- [SET PROBLEM]:
Give every line of the data again, unchanged, but with no pictures.

- [COLLECTED DATA]:
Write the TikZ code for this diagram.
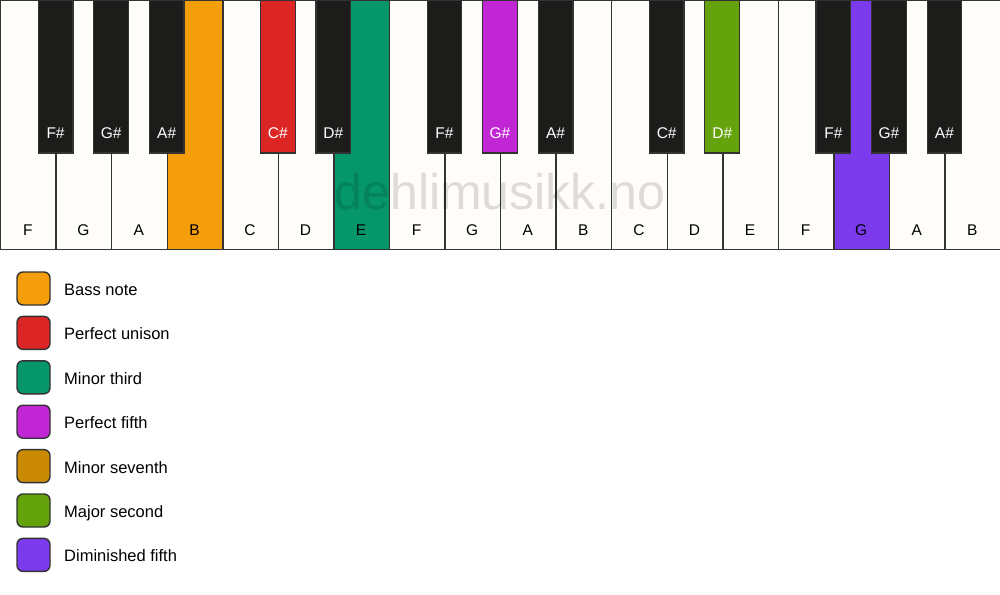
\documentclass[tikz,border=0pt]{standalone}
\usepackage{fontspec}
\setmainfont{Liberation Sans}
\definecolor{keywhite}{HTML}{FFFDF9}
\definecolor{keyblack}{HTML}{1C1C1A}
\definecolor{keyline}{HTML}{333333}
\definecolor{cbass}{HTML}{F59E0B}
\definecolor{cunison}{HTML}{DC2626}
\definecolor{cthird}{HTML}{059669}
\definecolor{cfifth}{HTML}{C026D3}
\definecolor{cseventh}{HTML}{CA8A04}
\definecolor{csecond}{HTML}{65A30D}
\definecolor{cdim}{HTML}{7C3AED}
\tikzset{
  whitekey/.style={draw=keyline, line width=1.5pt, minimum width=55.556pt, minimum height=249pt, anchor=north west, inner sep=0pt, outer sep=0pt},
  blackkey/.style={draw=keyline, line width=1.2pt, minimum width=34.7pt, minimum height=153pt, anchor=north, inner sep=0pt, outer sep=0pt},
  wlabel/.style={font=\fontsize{15.5}{15.5}\selectfont, text=black, inner sep=0pt, anchor=base},
  blabel/.style={font=\fontsize{15.5}{15.5}\selectfont, text=white, inner sep=0pt, anchor=base},
  legbox/.style={draw=keyline, line width=1.4pt, rounded corners=6pt, minimum width=33pt, minimum height=33pt, inner sep=0pt},
  legtext/.style={font=\fontsize{16.5}{16.5}\selectfont, anchor=base west, inner sep=0pt},
}
\begin{document}
\begin{tikzpicture}[x=1pt,y=-1pt]
\useasboundingbox[fill=white] (0,0) rectangle (1000,594);
% white keys
\foreach \i/\n/\c in {0/F/keywhite,1/G/keywhite,2/A/keywhite,3/B/cbass,4/C/keywhite,5/D/keywhite,6/E/cthird,7/F/keywhite,8/G/keywhite,9/A/keywhite,10/B/keywhite,11/C/keywhite,12/D/keywhite,13/E/keywhite,14/F/keywhite,15/G/cdim,16/A/keywhite,17/B/keywhite}{
  \node[whitekey, fill=\c] (w\i) at ({\i*55.556+0.6},0.6) {};
  \node[wlabel] (wl\i) at ({\i*55.556+27.78},235.5) {\n};
}
% watermark
\node[font=\fontsize{50}{50}\selectfont, text=black, text opacity=0.13, inner sep=0pt] (wm) at (500,192) {dehlimusikk.no};
% black keys
\foreach \i/\n/\c in {1/F\#/keyblack,2/G\#/keyblack,3/A\#/keyblack,5/C\#/cunison,6/D\#/keyblack,8/F\#/keyblack,9/G\#/cfifth,10/A\#/keyblack,12/C\#/keyblack,13/D\#/csecond,15/F\#/keyblack,16/G\#/keyblack,17/A\#/keyblack}{
  \node[blackkey, fill=\c] (b\i) at ({\i*55.556},0) {};
  \node[blabel] (bl\i) at ({\i*55.556},138.5) {\n};
}
% legend
\foreach \k/\c/\t in {0/cbass/Bass note,1/cunison/Perfect unison,2/cthird/Minor third,3/cfifth/Perfect fifth,4/cseventh/Minor seventh,5/csecond/Major second,6/cdim/Diminished fifth}{
  \node[legbox, fill=\c] (lb\k) at (33.5,{288.5+\k*44.4}) {};
  \node[legtext] (lt\k) at (64,{295.5+\k*44.4}) {\t};
}
\end{tikzpicture}
\end{document}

- [EXERCISE RESULT]:
Write the TikZ code for this diagram.
\documentclass[tikz,border=0pt]{standalone}
\usepackage{fontspec}
\setmainfont{Liberation Sans}
\definecolor{keywhite}{HTML}{FFFDF9}
\definecolor{keyblack}{HTML}{1C1C1A}
\definecolor{keyline}{HTML}{333333}
\definecolor{cbass}{HTML}{F59E0B}
\definecolor{cunison}{HTML}{DC2626}
\definecolor{cthird}{HTML}{059669}
\definecolor{cfifth}{HTML}{C026D3}
\definecolor{cseventh}{HTML}{CA8A04}
\definecolor{csecond}{HTML}{65A30D}
\definecolor{cdim}{HTML}{7C3AED}
\tikzset{
  whitekey/.style={draw=keyline, line width=1.5pt, minimum width=55.556pt, minimum height=249pt, anchor=north west, inner sep=0pt, outer sep=0pt},
  blackkey/.style={draw=keyline, line width=1.2pt, minimum width=34.7pt, minimum height=153pt, anchor=north, inner sep=0pt, outer sep=0pt},
  wlabel/.style={font=\fontsize{15.5}{15.5}\selectfont, text=black, inner sep=0pt, anchor=base},
  blabel/.style={font=\fontsize{15.5}{15.5}\selectfont, text=white, inner sep=0pt, anchor=base},
  legbox/.style={draw=keyline, line width=1.4pt, rounded corners=6pt, minimum width=33pt, minimum height=33pt, inner sep=0pt},
  legtext/.style={font=\fontsize{16.5}{16.5}\selectfont, anchor=base west, inner sep=0pt},
}
\begin{document}
\begin{tikzpicture}[x=1pt,y=-1pt]
\useasboundingbox[fill=white] (0,0) rectangle (1000,594);
% white keys
\foreach \i/\n/\c in {0/F/keywhite,1/G/keywhite,2/A/keywhite,3/B/cbass,4/C/keywhite,5/D/keywhite,6/E/cthird,7/F/keywhite,8/G/keywhite,9/A/keywhite,10/B/keywhite,11/C/keywhite,12/D/keywhite,13/E/keywhite,14/F/keywhite,15/G/cdim,16/A/keywhite,17/B/keywhite}{
  \node[whitekey, fill=\c] (w\i) at ({\i*55.556+0.6},0.6) {};
  \node[wlabel] (wl\i) at ({\i*55.556+27.78},235.5) {\n};
}
% watermark
\node[font=\fontsize{50}{50}\selectfont, text=black, text opacity=0.13, inner sep=0pt] (wm) at (500,192) {dehlimusikk.no};
% black keys
\foreach \i/\n/\c in {1/F\#/keyblack,2/G\#/keyblack,3/A\#/keyblack,5/C\#/cunison,6/D\#/keyblack,8/F\#/keyblack,9/G\#/cfifth,10/A\#/keyblack,12/C\#/keyblack,13/D\#/csecond,15/F\#/keyblack,16/G\#/keyblack,17/A\#/keyblack}{
  \node[blackkey, fill=\c] (b\i) at ({\i*55.556},0) {};
  \node[blabel] (bl\i) at ({\i*55.556},138.5) {\n};
}
% legend
\foreach \k/\c/\t in {0/cbass/Bass note,1/cunison/Perfect unison,2/cthird/Minor third,3/cfifth/Perfect fifth,4/cseventh/Minor seventh,5/csecond/Major second,6/cdim/Diminished fifth}{
  \node[legbox, fill=\c] (lb\k) at (33.5,{288.5+\k*44.4}) {};
  \node[legtext] (lt\k) at (64,{295.5+\k*44.4}) {\t};
}
\end{tikzpicture}
\end{document}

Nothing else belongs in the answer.